KIM YOUNG-HEE: Yes, men and women were punished in the same way.

There are just a few hours left now before the Kims` children are returned to the orphanage.

KIM KAN-SU: I wish the children could stay with us. I wish they could stay with us, but that`s not possible.

REPORTER: that day will come eventually.

KIM KAN-SU: There will be a day when we can all live happily together. You study hard till we`re together, okay?

These are precious moments together for a family that may never know this intimacy, this tenderness, this peace again.
The time has come for Min-Ho and Hyung-dong to go back home. They`re travelling along the banks of the Tumen River, the border separating China from North Korea.

HYUNG-DONG: There, that`s where we cross. Where the water is calm.

MIN-HO: I hope we can cross. The water has risen even higher.

HYUNG-DONG: It`s alright, we can do it.
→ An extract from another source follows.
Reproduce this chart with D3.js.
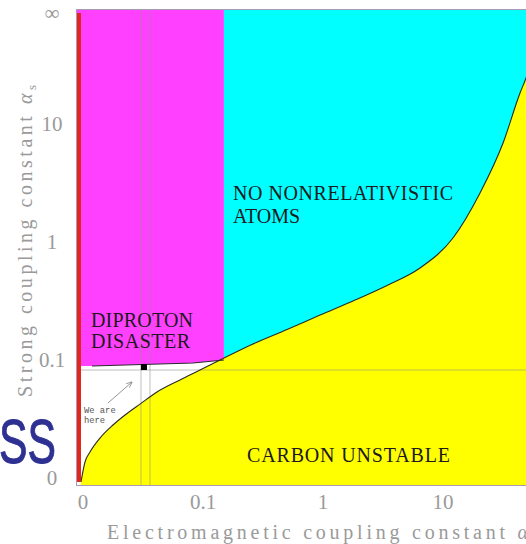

We can cross anyway. The border guard - higher, higher, a bit more. Over there. That`s the border guard post. That`s the military.

Beyond this river is the old land - cruel, fragile, desperately poor. But it is still home, and home to these boys` families and friends.

REPORTER: Where`s that?

MIN-HO: Musan.

REPORTER: Can you see your house?
MIN-HO: Yes.

REPORTER: Where is it?

MIN-HO: Over there.

That they are now risking their lives to return is the embodiment of this long and complex struggle for survival and identity.

Min-Ho and Hyung-dong swallow the money they had wrapped in plastic - an important delivery for their starving families back home.

Change is in the wind in the Koreas - these boys both know that a reunited nation may some day relieve them all of their anguish and fear. But it`s not happened yet, and their crossing tonight must take place in darkness. Min-Ho and Hyung-dong will wait here, as they`ve waited before, for the moment to take their chances - to slip past the border guards, to leave the relative freedom they found illegally in China and be home once again.